§ **Record list**
## begin

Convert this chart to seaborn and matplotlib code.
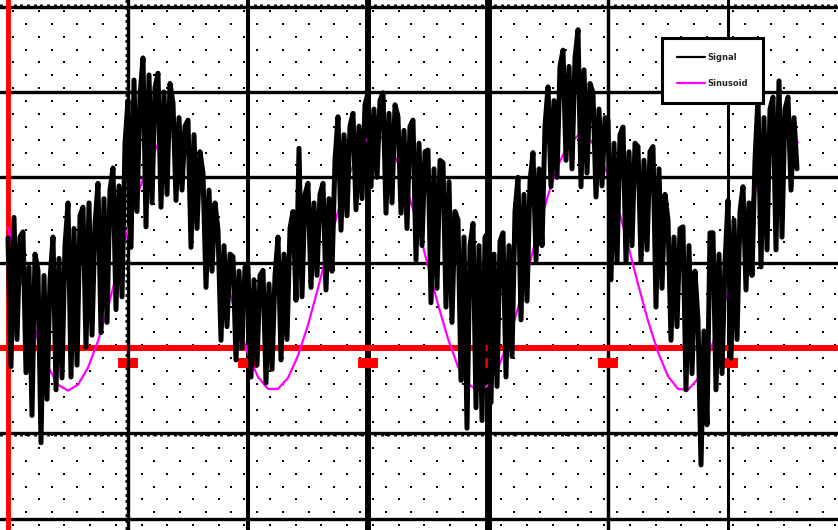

## end
## begin

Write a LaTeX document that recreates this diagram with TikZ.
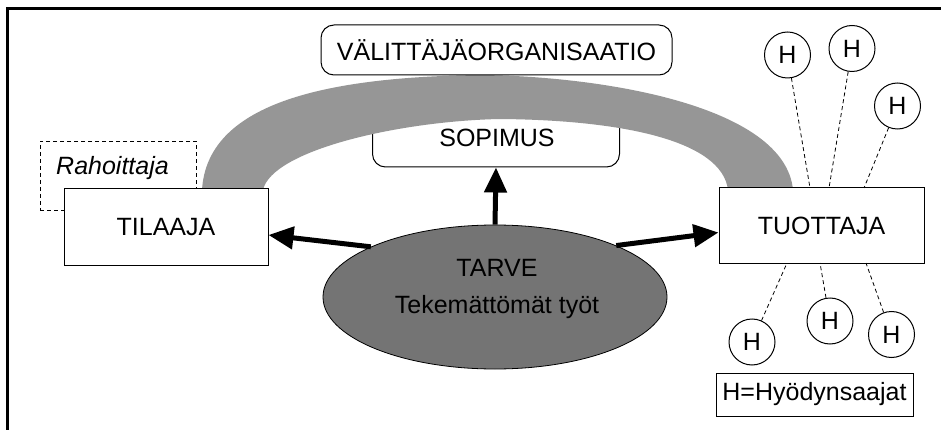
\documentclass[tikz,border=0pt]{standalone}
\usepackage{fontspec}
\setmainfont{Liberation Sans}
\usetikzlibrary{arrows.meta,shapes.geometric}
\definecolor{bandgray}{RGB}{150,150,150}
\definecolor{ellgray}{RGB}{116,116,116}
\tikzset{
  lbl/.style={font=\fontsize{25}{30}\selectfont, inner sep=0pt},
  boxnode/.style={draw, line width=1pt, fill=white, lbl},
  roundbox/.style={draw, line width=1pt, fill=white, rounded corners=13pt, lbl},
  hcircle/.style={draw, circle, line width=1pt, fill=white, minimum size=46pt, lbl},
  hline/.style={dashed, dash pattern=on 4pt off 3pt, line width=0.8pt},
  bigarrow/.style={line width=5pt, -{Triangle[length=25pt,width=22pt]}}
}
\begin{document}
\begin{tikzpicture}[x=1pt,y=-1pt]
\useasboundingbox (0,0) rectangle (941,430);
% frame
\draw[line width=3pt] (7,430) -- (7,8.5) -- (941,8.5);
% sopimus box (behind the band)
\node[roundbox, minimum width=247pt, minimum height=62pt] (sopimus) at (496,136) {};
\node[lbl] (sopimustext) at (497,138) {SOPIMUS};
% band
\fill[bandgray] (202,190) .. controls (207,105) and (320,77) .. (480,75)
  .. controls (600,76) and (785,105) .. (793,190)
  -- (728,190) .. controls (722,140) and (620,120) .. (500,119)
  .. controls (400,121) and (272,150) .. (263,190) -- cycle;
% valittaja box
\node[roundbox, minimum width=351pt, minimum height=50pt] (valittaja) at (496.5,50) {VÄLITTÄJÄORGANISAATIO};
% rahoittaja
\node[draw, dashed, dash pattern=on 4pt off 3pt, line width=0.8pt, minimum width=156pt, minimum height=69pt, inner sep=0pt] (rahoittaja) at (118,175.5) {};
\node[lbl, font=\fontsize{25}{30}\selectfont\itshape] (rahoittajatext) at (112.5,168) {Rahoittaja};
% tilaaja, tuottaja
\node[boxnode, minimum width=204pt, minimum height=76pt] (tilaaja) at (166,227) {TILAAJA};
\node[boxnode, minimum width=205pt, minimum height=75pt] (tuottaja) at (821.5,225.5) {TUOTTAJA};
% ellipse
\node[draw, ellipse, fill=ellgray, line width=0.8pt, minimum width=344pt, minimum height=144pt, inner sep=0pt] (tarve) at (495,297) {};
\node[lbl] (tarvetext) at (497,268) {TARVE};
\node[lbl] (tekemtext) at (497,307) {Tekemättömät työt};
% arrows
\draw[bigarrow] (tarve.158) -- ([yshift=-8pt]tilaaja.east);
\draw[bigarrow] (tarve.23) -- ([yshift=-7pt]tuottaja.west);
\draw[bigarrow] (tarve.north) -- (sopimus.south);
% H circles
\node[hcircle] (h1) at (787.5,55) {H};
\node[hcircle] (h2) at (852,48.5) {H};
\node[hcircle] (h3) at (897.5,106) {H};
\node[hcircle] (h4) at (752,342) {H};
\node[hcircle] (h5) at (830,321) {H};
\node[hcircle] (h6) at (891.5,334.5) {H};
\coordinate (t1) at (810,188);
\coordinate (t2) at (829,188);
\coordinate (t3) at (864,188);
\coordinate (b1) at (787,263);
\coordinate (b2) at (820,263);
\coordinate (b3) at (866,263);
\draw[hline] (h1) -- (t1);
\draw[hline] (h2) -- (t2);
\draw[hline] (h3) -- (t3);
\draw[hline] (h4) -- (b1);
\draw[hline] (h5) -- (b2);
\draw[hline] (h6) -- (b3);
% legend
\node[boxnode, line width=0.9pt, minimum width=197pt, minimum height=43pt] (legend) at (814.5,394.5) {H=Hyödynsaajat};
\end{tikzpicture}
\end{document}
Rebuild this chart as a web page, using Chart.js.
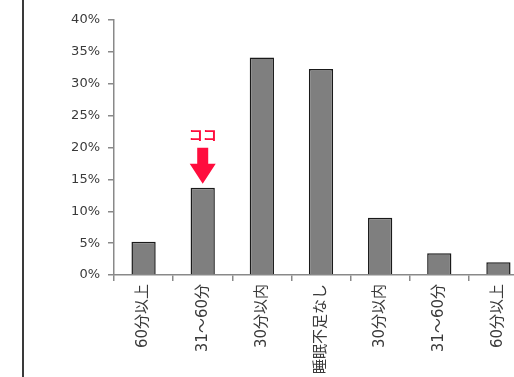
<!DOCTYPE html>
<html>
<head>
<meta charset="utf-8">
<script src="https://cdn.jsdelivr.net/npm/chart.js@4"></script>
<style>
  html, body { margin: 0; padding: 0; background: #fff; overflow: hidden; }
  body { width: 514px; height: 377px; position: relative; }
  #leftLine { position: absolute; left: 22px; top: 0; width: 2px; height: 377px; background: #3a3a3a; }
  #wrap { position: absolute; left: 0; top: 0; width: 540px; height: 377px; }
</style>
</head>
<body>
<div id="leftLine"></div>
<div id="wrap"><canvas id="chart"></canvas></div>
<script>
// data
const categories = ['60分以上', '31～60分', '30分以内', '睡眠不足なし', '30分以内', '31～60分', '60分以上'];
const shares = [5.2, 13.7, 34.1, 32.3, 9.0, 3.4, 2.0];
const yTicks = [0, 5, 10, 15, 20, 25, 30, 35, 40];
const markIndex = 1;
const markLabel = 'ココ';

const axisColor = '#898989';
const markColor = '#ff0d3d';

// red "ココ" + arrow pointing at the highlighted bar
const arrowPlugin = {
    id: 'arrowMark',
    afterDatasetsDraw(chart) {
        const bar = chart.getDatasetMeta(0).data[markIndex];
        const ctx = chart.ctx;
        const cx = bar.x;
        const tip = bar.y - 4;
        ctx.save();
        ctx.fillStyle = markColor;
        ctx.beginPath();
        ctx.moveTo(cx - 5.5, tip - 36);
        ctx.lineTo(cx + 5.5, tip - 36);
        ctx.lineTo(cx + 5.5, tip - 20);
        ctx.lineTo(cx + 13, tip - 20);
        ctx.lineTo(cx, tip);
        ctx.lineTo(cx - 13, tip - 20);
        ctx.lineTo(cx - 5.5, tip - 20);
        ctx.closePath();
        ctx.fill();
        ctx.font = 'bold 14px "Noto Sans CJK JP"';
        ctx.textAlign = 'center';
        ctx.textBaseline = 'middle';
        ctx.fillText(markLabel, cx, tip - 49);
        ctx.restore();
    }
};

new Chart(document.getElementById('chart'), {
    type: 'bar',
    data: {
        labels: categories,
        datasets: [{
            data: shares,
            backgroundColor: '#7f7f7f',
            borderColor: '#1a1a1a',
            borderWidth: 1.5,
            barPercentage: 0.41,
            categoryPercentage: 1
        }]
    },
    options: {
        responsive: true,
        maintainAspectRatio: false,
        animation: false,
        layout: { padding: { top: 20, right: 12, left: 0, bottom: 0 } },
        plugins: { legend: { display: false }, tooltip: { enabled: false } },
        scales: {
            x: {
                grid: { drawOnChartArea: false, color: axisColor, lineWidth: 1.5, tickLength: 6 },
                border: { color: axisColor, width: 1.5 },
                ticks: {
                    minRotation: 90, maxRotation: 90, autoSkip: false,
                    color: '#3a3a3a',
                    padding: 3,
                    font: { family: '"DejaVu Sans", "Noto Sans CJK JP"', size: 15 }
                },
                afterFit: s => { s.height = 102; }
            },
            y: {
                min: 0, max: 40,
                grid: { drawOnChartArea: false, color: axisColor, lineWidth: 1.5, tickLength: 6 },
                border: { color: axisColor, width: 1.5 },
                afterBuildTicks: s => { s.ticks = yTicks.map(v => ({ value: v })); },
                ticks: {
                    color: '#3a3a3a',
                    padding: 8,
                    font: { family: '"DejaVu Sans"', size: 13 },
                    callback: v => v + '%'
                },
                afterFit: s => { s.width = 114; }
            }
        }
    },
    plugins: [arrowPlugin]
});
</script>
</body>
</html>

## end

Pull out the lines above in which the word "this" appears.

Convert this chart to seaborn and matplotlib code.
Write a LaTeX document that recreates this diagram with TikZ.
Rebuild this chart as a web page, using Chart.js.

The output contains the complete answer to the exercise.